* Task brief:
Give the data below again exactly as it stands. Omit the pictures.

— BEGIN Dataset excerpt —

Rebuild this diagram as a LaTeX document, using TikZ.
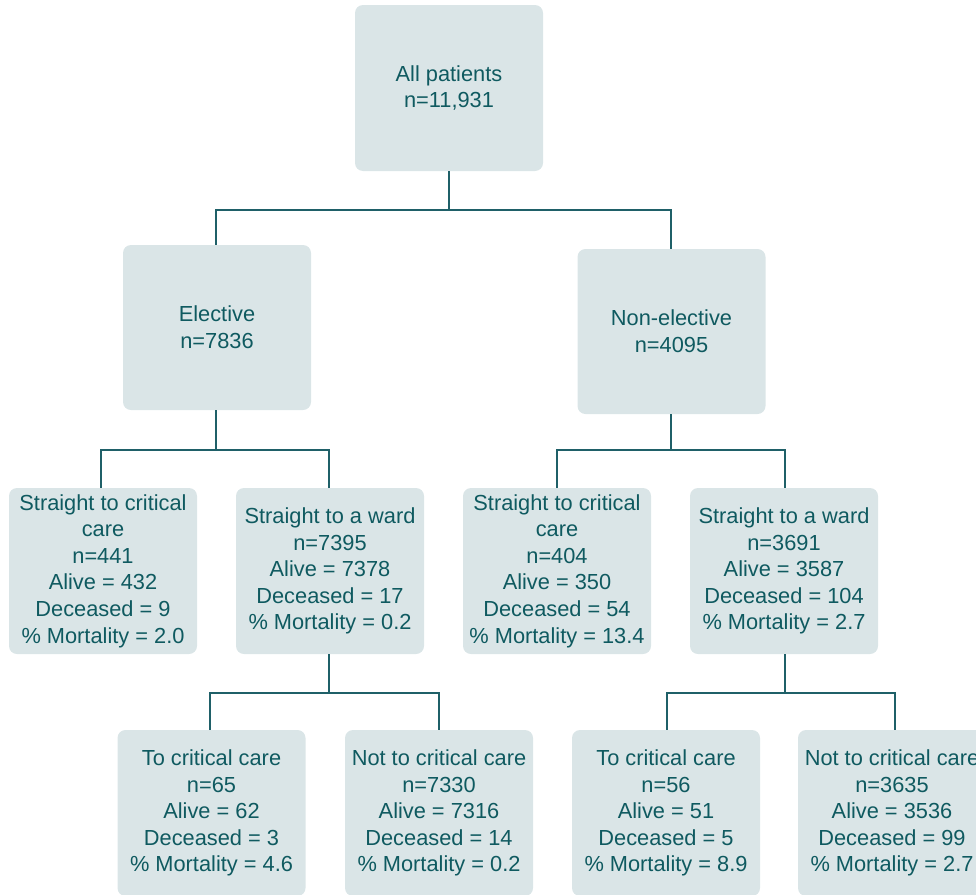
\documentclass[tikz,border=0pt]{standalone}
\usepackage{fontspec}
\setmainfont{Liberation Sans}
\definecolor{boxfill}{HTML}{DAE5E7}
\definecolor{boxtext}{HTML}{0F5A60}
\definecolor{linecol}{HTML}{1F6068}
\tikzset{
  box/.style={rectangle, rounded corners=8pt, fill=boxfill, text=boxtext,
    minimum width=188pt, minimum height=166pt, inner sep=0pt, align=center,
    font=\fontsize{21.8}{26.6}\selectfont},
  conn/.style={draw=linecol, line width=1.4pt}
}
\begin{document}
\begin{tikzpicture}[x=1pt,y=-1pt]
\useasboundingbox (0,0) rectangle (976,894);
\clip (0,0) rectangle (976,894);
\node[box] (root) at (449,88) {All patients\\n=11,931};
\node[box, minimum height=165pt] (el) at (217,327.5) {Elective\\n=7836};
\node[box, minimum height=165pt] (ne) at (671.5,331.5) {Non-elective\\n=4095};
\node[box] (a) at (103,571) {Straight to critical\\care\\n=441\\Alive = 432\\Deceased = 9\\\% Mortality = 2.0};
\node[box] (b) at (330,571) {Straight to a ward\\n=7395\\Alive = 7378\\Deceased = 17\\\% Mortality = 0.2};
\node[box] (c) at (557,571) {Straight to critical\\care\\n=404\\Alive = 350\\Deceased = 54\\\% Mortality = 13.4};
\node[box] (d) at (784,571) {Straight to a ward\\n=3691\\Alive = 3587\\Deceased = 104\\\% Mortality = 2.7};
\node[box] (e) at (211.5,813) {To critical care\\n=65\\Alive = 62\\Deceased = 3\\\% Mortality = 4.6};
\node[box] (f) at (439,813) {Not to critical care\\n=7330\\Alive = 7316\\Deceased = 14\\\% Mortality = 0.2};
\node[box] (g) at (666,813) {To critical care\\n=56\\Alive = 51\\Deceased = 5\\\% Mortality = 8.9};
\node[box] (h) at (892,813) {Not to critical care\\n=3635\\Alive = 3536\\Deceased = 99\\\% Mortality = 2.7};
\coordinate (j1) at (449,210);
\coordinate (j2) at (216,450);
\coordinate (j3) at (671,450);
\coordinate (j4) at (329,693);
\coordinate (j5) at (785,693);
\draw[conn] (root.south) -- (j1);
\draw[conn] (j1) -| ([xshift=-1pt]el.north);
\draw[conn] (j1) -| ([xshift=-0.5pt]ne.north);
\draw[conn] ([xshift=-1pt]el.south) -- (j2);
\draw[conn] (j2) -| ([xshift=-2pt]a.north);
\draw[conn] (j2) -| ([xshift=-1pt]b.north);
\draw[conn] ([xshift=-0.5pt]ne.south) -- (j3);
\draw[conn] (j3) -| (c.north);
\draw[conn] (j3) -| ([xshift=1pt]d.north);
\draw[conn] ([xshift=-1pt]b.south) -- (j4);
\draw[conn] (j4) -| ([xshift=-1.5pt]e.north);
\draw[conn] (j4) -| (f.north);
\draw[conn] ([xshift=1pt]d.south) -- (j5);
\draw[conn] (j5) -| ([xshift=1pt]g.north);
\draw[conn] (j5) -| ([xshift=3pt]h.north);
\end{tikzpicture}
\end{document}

— END Dataset excerpt —

* Full answer:
Rebuild this diagram as a LaTeX document, using TikZ.
\documentclass[tikz,border=0pt]{standalone}
\usepackage{fontspec}
\setmainfont{Liberation Sans}
\definecolor{boxfill}{HTML}{DAE5E7}
\definecolor{boxtext}{HTML}{0F5A60}
\definecolor{linecol}{HTML}{1F6068}
\tikzset{
  box/.style={rectangle, rounded corners=8pt, fill=boxfill, text=boxtext,
    minimum width=188pt, minimum height=166pt, inner sep=0pt, align=center,
    font=\fontsize{21.8}{26.6}\selectfont},
  conn/.style={draw=linecol, line width=1.4pt}
}
\begin{document}
\begin{tikzpicture}[x=1pt,y=-1pt]
\useasboundingbox (0,0) rectangle (976,894);
\clip (0,0) rectangle (976,894);
\node[box] (root) at (449,88) {All patients\\n=11,931};
\node[box, minimum height=165pt] (el) at (217,327.5) {Elective\\n=7836};
\node[box, minimum height=165pt] (ne) at (671.5,331.5) {Non-elective\\n=4095};
\node[box] (a) at (103,571) {Straight to critical\\care\\n=441\\Alive = 432\\Deceased = 9\\\% Mortality = 2.0};
\node[box] (b) at (330,571) {Straight to a ward\\n=7395\\Alive = 7378\\Deceased = 17\\\% Mortality = 0.2};
\node[box] (c) at (557,571) {Straight to critical\\care\\n=404\\Alive = 350\\Deceased = 54\\\% Mortality = 13.4};
\node[box] (d) at (784,571) {Straight to a ward\\n=3691\\Alive = 3587\\Deceased = 104\\\% Mortality = 2.7};
\node[box] (e) at (211.5,813) {To critical care\\n=65\\Alive = 62\\Deceased = 3\\\% Mortality = 4.6};
\node[box] (f) at (439,813) {Not to critical care\\n=7330\\Alive = 7316\\Deceased = 14\\\% Mortality = 0.2};
\node[box] (g) at (666,813) {To critical care\\n=56\\Alive = 51\\Deceased = 5\\\% Mortality = 8.9};
\node[box] (h) at (892,813) {Not to critical care\\n=3635\\Alive = 3536\\Deceased = 99\\\% Mortality = 2.7};
\coordinate (j1) at (449,210);
\coordinate (j2) at (216,450);
\coordinate (j3) at (671,450);
\coordinate (j4) at (329,693);
\coordinate (j5) at (785,693);
\draw[conn] (root.south) -- (j1);
\draw[conn] (j1) -| ([xshift=-1pt]el.north);
\draw[conn] (j1) -| ([xshift=-0.5pt]ne.north);
\draw[conn] ([xshift=-1pt]el.south) -- (j2);
\draw[conn] (j2) -| ([xshift=-2pt]a.north);
\draw[conn] (j2) -| ([xshift=-1pt]b.north);
\draw[conn] ([xshift=-0.5pt]ne.south) -- (j3);
\draw[conn] (j3) -| (c.north);
\draw[conn] (j3) -| ([xshift=1pt]d.north);
\draw[conn] ([xshift=-1pt]b.south) -- (j4);
\draw[conn] (j4) -| ([xshift=-1.5pt]e.north);
\draw[conn] (j4) -| (f.north);
\draw[conn] ([xshift=1pt]d.south) -- (j5);
\draw[conn] (j5) -| ([xshift=1pt]g.north);
\draw[conn] (j5) -| ([xshift=3pt]h.north);
\end{tikzpicture}
\end{document}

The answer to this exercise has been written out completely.